* _THE REQUEST_:
Give the data again exactly as written, skipping any pictures.

* _COLLECTED MATERIAL_:

##############################

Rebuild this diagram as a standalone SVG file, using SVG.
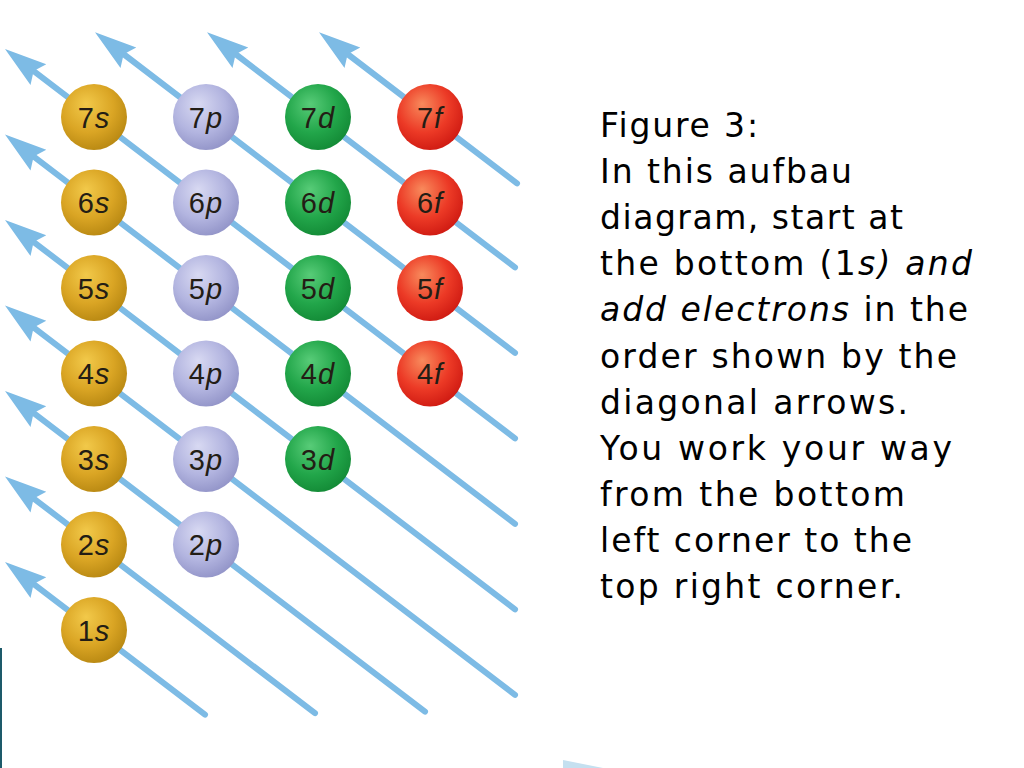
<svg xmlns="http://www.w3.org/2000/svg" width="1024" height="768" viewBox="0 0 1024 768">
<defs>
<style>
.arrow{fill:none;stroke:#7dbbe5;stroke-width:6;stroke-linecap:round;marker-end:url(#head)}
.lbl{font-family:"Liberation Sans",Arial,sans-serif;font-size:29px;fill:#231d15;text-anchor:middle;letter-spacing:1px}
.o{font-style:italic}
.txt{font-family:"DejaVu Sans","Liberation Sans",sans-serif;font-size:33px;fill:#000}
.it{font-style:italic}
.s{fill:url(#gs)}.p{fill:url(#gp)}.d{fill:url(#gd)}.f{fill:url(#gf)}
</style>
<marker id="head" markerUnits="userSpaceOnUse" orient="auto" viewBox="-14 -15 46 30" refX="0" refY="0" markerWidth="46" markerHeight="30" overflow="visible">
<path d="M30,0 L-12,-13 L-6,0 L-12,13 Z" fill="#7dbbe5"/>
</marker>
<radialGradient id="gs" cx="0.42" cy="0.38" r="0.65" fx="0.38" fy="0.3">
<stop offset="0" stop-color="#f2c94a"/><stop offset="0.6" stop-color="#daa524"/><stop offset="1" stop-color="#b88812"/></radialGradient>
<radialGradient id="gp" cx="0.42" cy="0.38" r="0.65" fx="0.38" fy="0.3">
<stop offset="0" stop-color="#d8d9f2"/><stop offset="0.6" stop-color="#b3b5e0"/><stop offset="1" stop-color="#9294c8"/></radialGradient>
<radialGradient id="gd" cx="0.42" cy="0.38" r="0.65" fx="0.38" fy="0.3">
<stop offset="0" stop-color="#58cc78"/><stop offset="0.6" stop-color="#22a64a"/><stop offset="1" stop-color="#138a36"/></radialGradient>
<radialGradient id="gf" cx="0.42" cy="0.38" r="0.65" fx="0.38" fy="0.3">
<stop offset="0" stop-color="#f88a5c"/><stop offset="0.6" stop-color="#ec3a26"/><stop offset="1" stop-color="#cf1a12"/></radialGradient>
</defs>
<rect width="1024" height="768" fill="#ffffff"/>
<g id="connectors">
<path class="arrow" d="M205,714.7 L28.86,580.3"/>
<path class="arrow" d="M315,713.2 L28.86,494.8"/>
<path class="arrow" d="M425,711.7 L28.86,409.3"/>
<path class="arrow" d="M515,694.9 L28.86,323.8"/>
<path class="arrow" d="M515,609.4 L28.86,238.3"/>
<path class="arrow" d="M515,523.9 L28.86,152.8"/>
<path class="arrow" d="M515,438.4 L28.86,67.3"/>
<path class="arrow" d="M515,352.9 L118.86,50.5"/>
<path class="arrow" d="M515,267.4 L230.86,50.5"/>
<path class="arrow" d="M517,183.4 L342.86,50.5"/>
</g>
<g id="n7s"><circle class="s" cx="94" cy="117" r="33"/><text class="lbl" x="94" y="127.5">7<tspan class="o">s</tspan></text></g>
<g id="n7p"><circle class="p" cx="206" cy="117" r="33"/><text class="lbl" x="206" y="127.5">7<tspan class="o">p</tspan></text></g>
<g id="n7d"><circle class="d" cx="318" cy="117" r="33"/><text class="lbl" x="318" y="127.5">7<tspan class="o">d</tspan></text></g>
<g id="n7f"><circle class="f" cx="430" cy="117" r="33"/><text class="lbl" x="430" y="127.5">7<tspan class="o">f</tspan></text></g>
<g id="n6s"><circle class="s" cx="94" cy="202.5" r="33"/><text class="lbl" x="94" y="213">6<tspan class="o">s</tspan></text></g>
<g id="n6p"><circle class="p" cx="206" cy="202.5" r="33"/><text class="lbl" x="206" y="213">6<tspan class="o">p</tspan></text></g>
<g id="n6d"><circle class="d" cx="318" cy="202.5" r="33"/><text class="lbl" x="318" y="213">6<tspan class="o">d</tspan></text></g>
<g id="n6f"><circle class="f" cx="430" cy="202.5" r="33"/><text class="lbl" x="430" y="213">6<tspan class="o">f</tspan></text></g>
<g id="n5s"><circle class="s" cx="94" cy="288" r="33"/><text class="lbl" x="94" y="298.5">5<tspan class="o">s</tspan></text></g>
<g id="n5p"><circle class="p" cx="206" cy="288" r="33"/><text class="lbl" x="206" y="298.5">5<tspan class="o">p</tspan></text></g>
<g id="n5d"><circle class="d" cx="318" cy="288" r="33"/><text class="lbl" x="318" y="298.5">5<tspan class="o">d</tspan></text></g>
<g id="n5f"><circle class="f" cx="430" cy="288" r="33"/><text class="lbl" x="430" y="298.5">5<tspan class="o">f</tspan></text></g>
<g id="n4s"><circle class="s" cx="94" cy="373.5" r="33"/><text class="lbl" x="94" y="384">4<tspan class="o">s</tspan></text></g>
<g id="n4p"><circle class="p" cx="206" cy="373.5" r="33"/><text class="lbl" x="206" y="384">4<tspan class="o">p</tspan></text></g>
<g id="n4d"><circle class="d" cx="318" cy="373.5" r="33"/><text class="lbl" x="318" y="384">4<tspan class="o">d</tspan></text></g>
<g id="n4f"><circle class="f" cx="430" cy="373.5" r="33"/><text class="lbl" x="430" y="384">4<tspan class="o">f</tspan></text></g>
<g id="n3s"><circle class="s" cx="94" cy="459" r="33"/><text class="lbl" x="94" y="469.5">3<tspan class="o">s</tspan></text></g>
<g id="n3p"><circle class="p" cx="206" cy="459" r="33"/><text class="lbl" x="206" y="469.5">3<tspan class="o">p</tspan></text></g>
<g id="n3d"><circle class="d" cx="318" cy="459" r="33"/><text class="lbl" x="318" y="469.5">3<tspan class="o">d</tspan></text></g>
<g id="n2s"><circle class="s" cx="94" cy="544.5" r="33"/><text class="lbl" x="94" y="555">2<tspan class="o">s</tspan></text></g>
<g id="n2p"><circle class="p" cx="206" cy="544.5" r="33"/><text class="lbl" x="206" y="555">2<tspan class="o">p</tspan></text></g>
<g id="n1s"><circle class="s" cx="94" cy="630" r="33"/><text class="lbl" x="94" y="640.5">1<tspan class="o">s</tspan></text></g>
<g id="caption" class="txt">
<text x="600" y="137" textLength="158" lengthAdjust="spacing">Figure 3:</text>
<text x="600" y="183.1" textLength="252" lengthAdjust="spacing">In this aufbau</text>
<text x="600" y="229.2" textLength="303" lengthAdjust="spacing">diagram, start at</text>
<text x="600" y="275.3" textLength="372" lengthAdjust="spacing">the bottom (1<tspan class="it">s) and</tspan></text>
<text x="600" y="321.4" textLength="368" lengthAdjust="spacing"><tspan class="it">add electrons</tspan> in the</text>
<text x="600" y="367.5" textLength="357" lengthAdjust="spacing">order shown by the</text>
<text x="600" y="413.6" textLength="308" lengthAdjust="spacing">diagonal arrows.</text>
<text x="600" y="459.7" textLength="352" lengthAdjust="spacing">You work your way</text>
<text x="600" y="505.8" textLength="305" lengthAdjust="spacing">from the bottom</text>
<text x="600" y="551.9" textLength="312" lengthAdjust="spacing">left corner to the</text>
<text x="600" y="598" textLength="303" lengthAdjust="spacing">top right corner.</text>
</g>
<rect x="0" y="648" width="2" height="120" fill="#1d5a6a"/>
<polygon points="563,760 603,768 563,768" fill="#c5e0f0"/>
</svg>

##############################

* _FINISHED ANSWER_:
Rebuild this diagram as a standalone SVG file, using SVG.
<svg xmlns="http://www.w3.org/2000/svg" width="1024" height="768" viewBox="0 0 1024 768">
<defs>
<style>
.arrow{fill:none;stroke:#7dbbe5;stroke-width:6;stroke-linecap:round;marker-end:url(#head)}
.lbl{font-family:"Liberation Sans",Arial,sans-serif;font-size:29px;fill:#231d15;text-anchor:middle;letter-spacing:1px}
.o{font-style:italic}
.txt{font-family:"DejaVu Sans","Liberation Sans",sans-serif;font-size:33px;fill:#000}
.it{font-style:italic}
.s{fill:url(#gs)}.p{fill:url(#gp)}.d{fill:url(#gd)}.f{fill:url(#gf)}
</style>
<marker id="head" markerUnits="userSpaceOnUse" orient="auto" viewBox="-14 -15 46 30" refX="0" refY="0" markerWidth="46" markerHeight="30" overflow="visible">
<path d="M30,0 L-12,-13 L-6,0 L-12,13 Z" fill="#7dbbe5"/>
</marker>
<radialGradient id="gs" cx="0.42" cy="0.38" r="0.65" fx="0.38" fy="0.3">
<stop offset="0" stop-color="#f2c94a"/><stop offset="0.6" stop-color="#daa524"/><stop offset="1" stop-color="#b88812"/></radialGradient>
<radialGradient id="gp" cx="0.42" cy="0.38" r="0.65" fx="0.38" fy="0.3">
<stop offset="0" stop-color="#d8d9f2"/><stop offset="0.6" stop-color="#b3b5e0"/><stop offset="1" stop-color="#9294c8"/></radialGradient>
<radialGradient id="gd" cx="0.42" cy="0.38" r="0.65" fx="0.38" fy="0.3">
<stop offset="0" stop-color="#58cc78"/><stop offset="0.6" stop-color="#22a64a"/><stop offset="1" stop-color="#138a36"/></radialGradient>
<radialGradient id="gf" cx="0.42" cy="0.38" r="0.65" fx="0.38" fy="0.3">
<stop offset="0" stop-color="#f88a5c"/><stop offset="0.6" stop-color="#ec3a26"/><stop offset="1" stop-color="#cf1a12"/></radialGradient>
</defs>
<rect width="1024" height="768" fill="#ffffff"/>
<g id="connectors">
<path class="arrow" d="M205,714.7 L28.86,580.3"/>
<path class="arrow" d="M315,713.2 L28.86,494.8"/>
<path class="arrow" d="M425,711.7 L28.86,409.3"/>
<path class="arrow" d="M515,694.9 L28.86,323.8"/>
<path class="arrow" d="M515,609.4 L28.86,238.3"/>
<path class="arrow" d="M515,523.9 L28.86,152.8"/>
<path class="arrow" d="M515,438.4 L28.86,67.3"/>
<path class="arrow" d="M515,352.9 L118.86,50.5"/>
<path class="arrow" d="M515,267.4 L230.86,50.5"/>
<path class="arrow" d="M517,183.4 L342.86,50.5"/>
</g>
<g id="n7s"><circle class="s" cx="94" cy="117" r="33"/><text class="lbl" x="94" y="127.5">7<tspan class="o">s</tspan></text></g>
<g id="n7p"><circle class="p" cx="206" cy="117" r="33"/><text class="lbl" x="206" y="127.5">7<tspan class="o">p</tspan></text></g>
<g id="n7d"><circle class="d" cx="318" cy="117" r="33"/><text class="lbl" x="318" y="127.5">7<tspan class="o">d</tspan></text></g>
<g id="n7f"><circle class="f" cx="430" cy="117" r="33"/><text class="lbl" x="430" y="127.5">7<tspan class="o">f</tspan></text></g>
<g id="n6s"><circle class="s" cx="94" cy="202.5" r="33"/><text class="lbl" x="94" y="213">6<tspan class="o">s</tspan></text></g>
<g id="n6p"><circle class="p" cx="206" cy="202.5" r="33"/><text class="lbl" x="206" y="213">6<tspan class="o">p</tspan></text></g>
<g id="n6d"><circle class="d" cx="318" cy="202.5" r="33"/><text class="lbl" x="318" y="213">6<tspan class="o">d</tspan></text></g>
<g id="n6f"><circle class="f" cx="430" cy="202.5" r="33"/><text class="lbl" x="430" y="213">6<tspan class="o">f</tspan></text></g>
<g id="n5s"><circle class="s" cx="94" cy="288" r="33"/><text class="lbl" x="94" y="298.5">5<tspan class="o">s</tspan></text></g>
<g id="n5p"><circle class="p" cx="206" cy="288" r="33"/><text class="lbl" x="206" y="298.5">5<tspan class="o">p</tspan></text></g>
<g id="n5d"><circle class="d" cx="318" cy="288" r="33"/><text class="lbl" x="318" y="298.5">5<tspan class="o">d</tspan></text></g>
<g id="n5f"><circle class="f" cx="430" cy="288" r="33"/><text class="lbl" x="430" y="298.5">5<tspan class="o">f</tspan></text></g>
<g id="n4s"><circle class="s" cx="94" cy="373.5" r="33"/><text class="lbl" x="94" y="384">4<tspan class="o">s</tspan></text></g>
<g id="n4p"><circle class="p" cx="206" cy="373.5" r="33"/><text class="lbl" x="206" y="384">4<tspan class="o">p</tspan></text></g>
<g id="n4d"><circle class="d" cx="318" cy="373.5" r="33"/><text class="lbl" x="318" y="384">4<tspan class="o">d</tspan></text></g>
<g id="n4f"><circle class="f" cx="430" cy="373.5" r="33"/><text class="lbl" x="430" y="384">4<tspan class="o">f</tspan></text></g>
<g id="n3s"><circle class="s" cx="94" cy="459" r="33"/><text class="lbl" x="94" y="469.5">3<tspan class="o">s</tspan></text></g>
<g id="n3p"><circle class="p" cx="206" cy="459" r="33"/><text class="lbl" x="206" y="469.5">3<tspan class="o">p</tspan></text></g>
<g id="n3d"><circle class="d" cx="318" cy="459" r="33"/><text class="lbl" x="318" y="469.5">3<tspan class="o">d</tspan></text></g>
<g id="n2s"><circle class="s" cx="94" cy="544.5" r="33"/><text class="lbl" x="94" y="555">2<tspan class="o">s</tspan></text></g>
<g id="n2p"><circle class="p" cx="206" cy="544.5" r="33"/><text class="lbl" x="206" y="555">2<tspan class="o">p</tspan></text></g>
<g id="n1s"><circle class="s" cx="94" cy="630" r="33"/><text class="lbl" x="94" y="640.5">1<tspan class="o">s</tspan></text></g>
<g id="caption" class="txt">
<text x="600" y="137" textLength="158" lengthAdjust="spacing">Figure 3:</text>
<text x="600" y="183.1" textLength="252" lengthAdjust="spacing">In this aufbau</text>
<text x="600" y="229.2" textLength="303" lengthAdjust="spacing">diagram, start at</text>
<text x="600" y="275.3" textLength="372" lengthAdjust="spacing">the bottom (1<tspan class="it">s) and</tspan></text>
<text x="600" y="321.4" textLength="368" lengthAdjust="spacing"><tspan class="it">add electrons</tspan> in the</text>
<text x="600" y="367.5" textLength="357" lengthAdjust="spacing">order shown by the</text>
<text x="600" y="413.6" textLength="308" lengthAdjust="spacing">diagonal arrows.</text>
<text x="600" y="459.7" textLength="352" lengthAdjust="spacing">You work your way</text>
<text x="600" y="505.8" textLength="305" lengthAdjust="spacing">from the bottom</text>
<text x="600" y="551.9" textLength="312" lengthAdjust="spacing">left corner to the</text>
<text x="600" y="598" textLength="303" lengthAdjust="spacing">top right corner.</text>
</g>
<rect x="0" y="648" width="2" height="120" fill="#1d5a6a"/>
<polygon points="563,760 603,768 563,768" fill="#c5e0f0"/>
</svg>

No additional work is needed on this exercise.